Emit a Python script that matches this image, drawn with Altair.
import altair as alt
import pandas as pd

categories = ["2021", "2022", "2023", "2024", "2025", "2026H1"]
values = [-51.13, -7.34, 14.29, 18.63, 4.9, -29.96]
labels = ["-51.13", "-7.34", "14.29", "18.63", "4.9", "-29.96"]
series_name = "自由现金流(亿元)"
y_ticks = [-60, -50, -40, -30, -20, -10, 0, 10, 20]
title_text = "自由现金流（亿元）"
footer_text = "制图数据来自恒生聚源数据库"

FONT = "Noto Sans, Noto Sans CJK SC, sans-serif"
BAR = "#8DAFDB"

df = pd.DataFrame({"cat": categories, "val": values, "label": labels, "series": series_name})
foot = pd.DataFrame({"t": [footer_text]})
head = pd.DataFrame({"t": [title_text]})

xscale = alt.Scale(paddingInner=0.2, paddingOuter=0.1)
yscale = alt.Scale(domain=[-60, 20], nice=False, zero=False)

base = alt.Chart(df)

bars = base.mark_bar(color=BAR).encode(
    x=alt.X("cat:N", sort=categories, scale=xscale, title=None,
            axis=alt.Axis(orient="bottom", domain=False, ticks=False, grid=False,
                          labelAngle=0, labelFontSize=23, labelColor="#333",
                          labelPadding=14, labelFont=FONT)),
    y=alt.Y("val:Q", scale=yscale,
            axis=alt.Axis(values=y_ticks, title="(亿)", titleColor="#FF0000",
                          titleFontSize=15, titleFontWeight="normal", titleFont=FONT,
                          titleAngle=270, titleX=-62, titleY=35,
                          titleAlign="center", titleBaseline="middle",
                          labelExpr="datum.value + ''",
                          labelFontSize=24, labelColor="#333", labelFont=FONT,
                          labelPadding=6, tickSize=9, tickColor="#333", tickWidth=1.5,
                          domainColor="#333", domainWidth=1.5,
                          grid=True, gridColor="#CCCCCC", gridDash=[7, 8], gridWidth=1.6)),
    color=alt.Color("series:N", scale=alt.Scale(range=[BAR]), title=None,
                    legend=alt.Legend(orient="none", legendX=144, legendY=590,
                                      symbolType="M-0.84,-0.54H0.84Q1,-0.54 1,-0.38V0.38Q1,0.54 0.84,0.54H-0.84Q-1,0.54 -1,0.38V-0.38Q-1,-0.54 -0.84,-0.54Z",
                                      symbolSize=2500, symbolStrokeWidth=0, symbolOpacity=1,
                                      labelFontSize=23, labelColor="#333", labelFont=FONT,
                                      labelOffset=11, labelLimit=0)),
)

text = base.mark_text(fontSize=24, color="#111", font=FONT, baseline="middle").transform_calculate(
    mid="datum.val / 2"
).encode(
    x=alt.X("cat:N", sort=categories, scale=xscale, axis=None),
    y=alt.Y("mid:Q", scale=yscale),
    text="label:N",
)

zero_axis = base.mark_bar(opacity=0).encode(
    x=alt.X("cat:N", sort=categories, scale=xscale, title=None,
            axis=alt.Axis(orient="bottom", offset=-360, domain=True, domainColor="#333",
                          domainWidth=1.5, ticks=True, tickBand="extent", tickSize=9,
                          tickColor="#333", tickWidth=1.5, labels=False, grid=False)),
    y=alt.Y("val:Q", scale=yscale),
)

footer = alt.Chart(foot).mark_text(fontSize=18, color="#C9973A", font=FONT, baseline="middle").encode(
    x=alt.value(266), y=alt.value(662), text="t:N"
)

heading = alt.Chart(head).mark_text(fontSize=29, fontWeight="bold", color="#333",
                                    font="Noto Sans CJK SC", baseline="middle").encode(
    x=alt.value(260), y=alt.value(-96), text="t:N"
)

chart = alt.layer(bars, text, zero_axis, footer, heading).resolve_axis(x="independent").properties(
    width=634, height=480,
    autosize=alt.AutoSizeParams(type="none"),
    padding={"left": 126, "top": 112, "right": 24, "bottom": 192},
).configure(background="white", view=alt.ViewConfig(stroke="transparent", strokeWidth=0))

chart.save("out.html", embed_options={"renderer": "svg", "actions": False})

· · ·

Output all of the data again. Match it exactly.

▶ [Solved problem]
Emit a Python script that matches this image, drawn with Altair.
import altair as alt
import pandas as pd

categories = ["2021", "2022", "2023", "2024", "2025", "2026H1"]
values = [-51.13, -7.34, 14.29, 18.63, 4.9, -29.96]
labels = ["-51.13", "-7.34", "14.29", "18.63", "4.9", "-29.96"]
series_name = "自由现金流(亿元)"
y_ticks = [-60, -50, -40, -30, -20, -10, 0, 10, 20]
title_text = "自由现金流（亿元）"
footer_text = "制图数据来自恒生聚源数据库"

FONT = "Noto Sans, Noto Sans CJK SC, sans-serif"
BAR = "#8DAFDB"

df = pd.DataFrame({"cat": categories, "val": values, "label": labels, "series": series_name})
foot = pd.DataFrame({"t": [footer_text]})
head = pd.DataFrame({"t": [title_text]})

xscale = alt.Scale(paddingInner=0.2, paddingOuter=0.1)
yscale = alt.Scale(domain=[-60, 20], nice=False, zero=False)

base = alt.Chart(df)

bars = base.mark_bar(color=BAR).encode(
    x=alt.X("cat:N", sort=categories, scale=xscale, title=None,
            axis=alt.Axis(orient="bottom", domain=False, ticks=False, grid=False,
                          labelAngle=0, labelFontSize=23, labelColor="#333",
                          labelPadding=14, labelFont=FONT)),
    y=alt.Y("val:Q", scale=yscale,
            axis=alt.Axis(values=y_ticks, title="(亿)", titleColor="#FF0000",
                          titleFontSize=15, titleFontWeight="normal", titleFont=FONT,
                          titleAngle=270, titleX=-62, titleY=35,
                          titleAlign="center", titleBaseline="middle",
                          labelExpr="datum.value + ''",
                          labelFontSize=24, labelColor="#333", labelFont=FONT,
                          labelPadding=6, tickSize=9, tickColor="#333", tickWidth=1.5,
                          domainColor="#333", domainWidth=1.5,
                          grid=True, gridColor="#CCCCCC", gridDash=[7, 8], gridWidth=1.6)),
    color=alt.Color("series:N", scale=alt.Scale(range=[BAR]), title=None,
                    legend=alt.Legend(orient="none", legendX=144, legendY=590,
                                      symbolType="M-0.84,-0.54H0.84Q1,-0.54 1,-0.38V0.38Q1,0.54 0.84,0.54H-0.84Q-1,0.54 -1,0.38V-0.38Q-1,-0.54 -0.84,-0.54Z",
                                      symbolSize=2500, symbolStrokeWidth=0, symbolOpacity=1,
                                      labelFontSize=23, labelColor="#333", labelFont=FONT,
                                      labelOffset=11, labelLimit=0)),
)

text = base.mark_text(fontSize=24, color="#111", font=FONT, baseline="middle").transform_calculate(
    mid="datum.val / 2"
).encode(
    x=alt.X("cat:N", sort=categories, scale=xscale, axis=None),
    y=alt.Y("mid:Q", scale=yscale),
    text="label:N",
)

zero_axis = base.mark_bar(opacity=0).encode(
    x=alt.X("cat:N", sort=categories, scale=xscale, title=None,
            axis=alt.Axis(orient="bottom", offset=-360, domain=True, domainColor="#333",
                          domainWidth=1.5, ticks=True, tickBand="extent", tickSize=9,
                          tickColor="#333", tickWidth=1.5, labels=False, grid=False)),
    y=alt.Y("val:Q", scale=yscale),
)

footer = alt.Chart(foot).mark_text(fontSize=18, color="#C9973A", font=FONT, baseline="middle").encode(
    x=alt.value(266), y=alt.value(662), text="t:N"
)

heading = alt.Chart(head).mark_text(fontSize=29, fontWeight="bold", color="#333",
                                    font="Noto Sans CJK SC", baseline="middle").encode(
    x=alt.value(260), y=alt.value(-96), text="t:N"
)

chart = alt.layer(bars, text, zero_axis, footer, heading).resolve_axis(x="independent").properties(
    width=634, height=480,
    autosize=alt.AutoSizeParams(type="none"),
    padding={"left": 126, "top": 112, "right": 24, "bottom": 192},
).configure(background="white", view=alt.ViewConfig(stroke="transparent", strokeWidth=0))

chart.save("out.html", embed_options={"renderer": "svg", "actions": False})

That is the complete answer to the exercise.